È passato un anno e siamo di nuovo, di fatto, in zona rossa.
Mi ero autoconvinta che avrei saltato il festeggiamento del 44esimo compleanno rinunciando alle file di gatti in fila per tre per dedicarmi con brio al 45esimo. Me lo ero sempre pensato in giro per il mondo, dopo un mare di brindisi con amici e familiari, gente felice che ama stare al mondo e gioire per la vita. Invece quella che sta per arrivare sarà un’altra, maledettissima, primavera, senza nemmeno il conforto delle ugole stonate degli amici.
Non posso fare a meno di pensare che le cose cambieranno, che non potrà piovere per sempre, che la vita riprenderà il suo corso.

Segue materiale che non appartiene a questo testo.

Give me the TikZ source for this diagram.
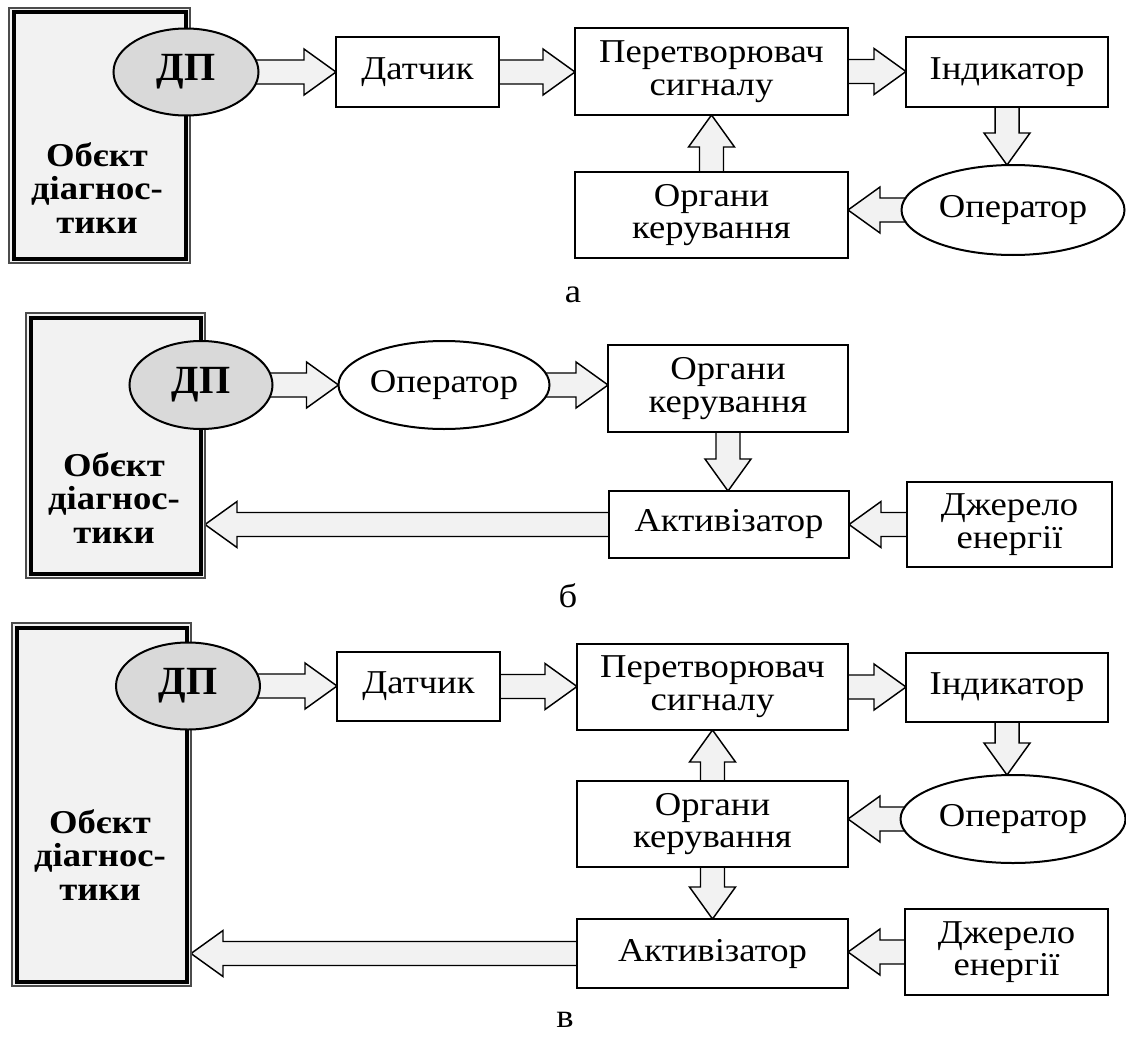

Ma lo scollamento con la realtà che vivono le persone che governano la mia vita, dicendomi sempre più puntigliosamente come io la debba vivere, mi spaventa e mi opprime.
Spero, mi auguro, mi costringo a pensare, che NON CI ABITUEREMO.
Che manterremo sempre forte il senso della nostra umanità, la scintilla della lotta, la forza per ribellarci se riterremo che la misura sarà troppo colma.
Ho bisogno di crederci, anche se ogni tanto vacillo.
Perché, alla fine, penso che la primavera sia anche un po’ questo.
Il ritorno della speranza, affidata a un fiore che sboccia in un campo dove prima c’era solo silenzio.